05 novembre 2008

America the beautiful

"O beautiful for spacious skies,
For amber waves of grain,
For purple mountain majesties
Above the fruited plain!
America! America!
God shed his grace on thee
And crown thy good with brotherhood
From sea to shining sea!"


Ce matin j'ai eu 9 ans. 1960, entre cousins nous jouons à Faites un voeu, et la réponse fuse: devenir président des Etats-Unis. Images en noir et blanc de JohnJohn et Caroline Kennedy, 2 et 4 ans, éblouis devant la Maison Blanche. Images de Dylan aux côtés de MLKing au Capitole chantant "The times they're A-Changin" devant des milliers de marcheurs pour les droits civiques, ou de Joan Baez égrenant "O deep in my heart I do believe We'll walk hand in hand someday". Images tremblantes d'empreintes de pas sur la Lune.

Et puis, en l'espace de quelques mois, toujours en noir et blanc, une série de coups de feu, des images de guerre, des plombiers poseurs de micros, et plus récemment d'hommes en pyjama rouge enfermés comme des bêtes à Guantanamo, des prisonniers hommes et femmes nus mêlés à des chiens étaient parvenus à fracasser le rêve: quel homme sur terre, dites-moi rêvait encore de devenir américain durant cette longue glaciation. US Go home devenu un cri de rassemblement quasi universel. Quelle tristesse. Honte inavouée aussi, d'avoir pu ressentir une fraction de seconde vite réprimée une pensée horrible au moment de l'écroulement des deux tours jumelles: ils ne l'ont pas volé. Vous étiez devenus ce vieil oncle riche que Disney popularisa sous les traits de Picsou, et qu'on rêve de voir un jour ruiné. Fallait-il que l'image d'un pays aimé se soit désintégrée, deuil dont au fond de nous nous ne nous remettions guère.

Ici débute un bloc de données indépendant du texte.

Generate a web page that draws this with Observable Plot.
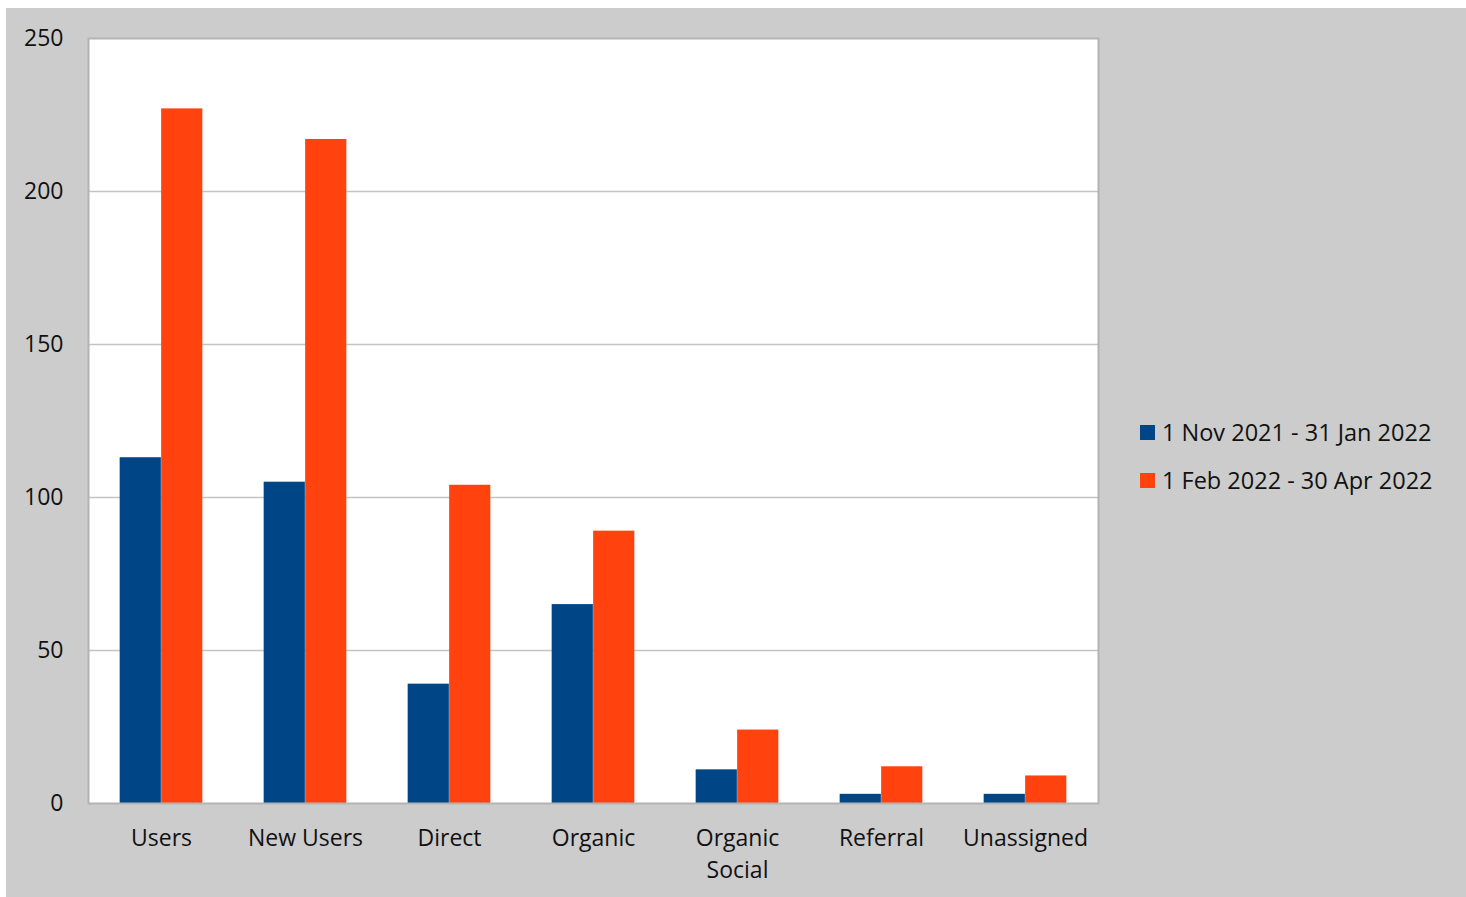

Ce qui s'est passé cette nuit dépasse le cadre de l'histoire individuelle: aucun mythe ne résiste à l'usure du temps et le nouveau président connaîtra lui aussi des lendemains qui déchantent et le désamour. Mais cette élection et la fierté qu'elle suscite loin au-delà des frontières de l'Amérique nous transforme tous au plus profond de nous-mêmes. Je me suis surpris dans le métro ce matin, assis en face d'une maman africaine, à la regarder avec un regard tout neuf: soudain, elle n'était plus noire, mais femme tout simplement. Ce changement-là, intérieur, n'a pas de prix et nous fait toucher du doigt que l'histoire vit parfois des mutations collectives. Et de cela nous sommes reconnaissants au peuple américain ce matin.

Une pensée particulière pour Corentin, sa famille, Nicole, David, leurs enfants, Paulette, Daniel, et tant d'autres qui partagent j'en suis sûr mon émotion durant cette superbe journée.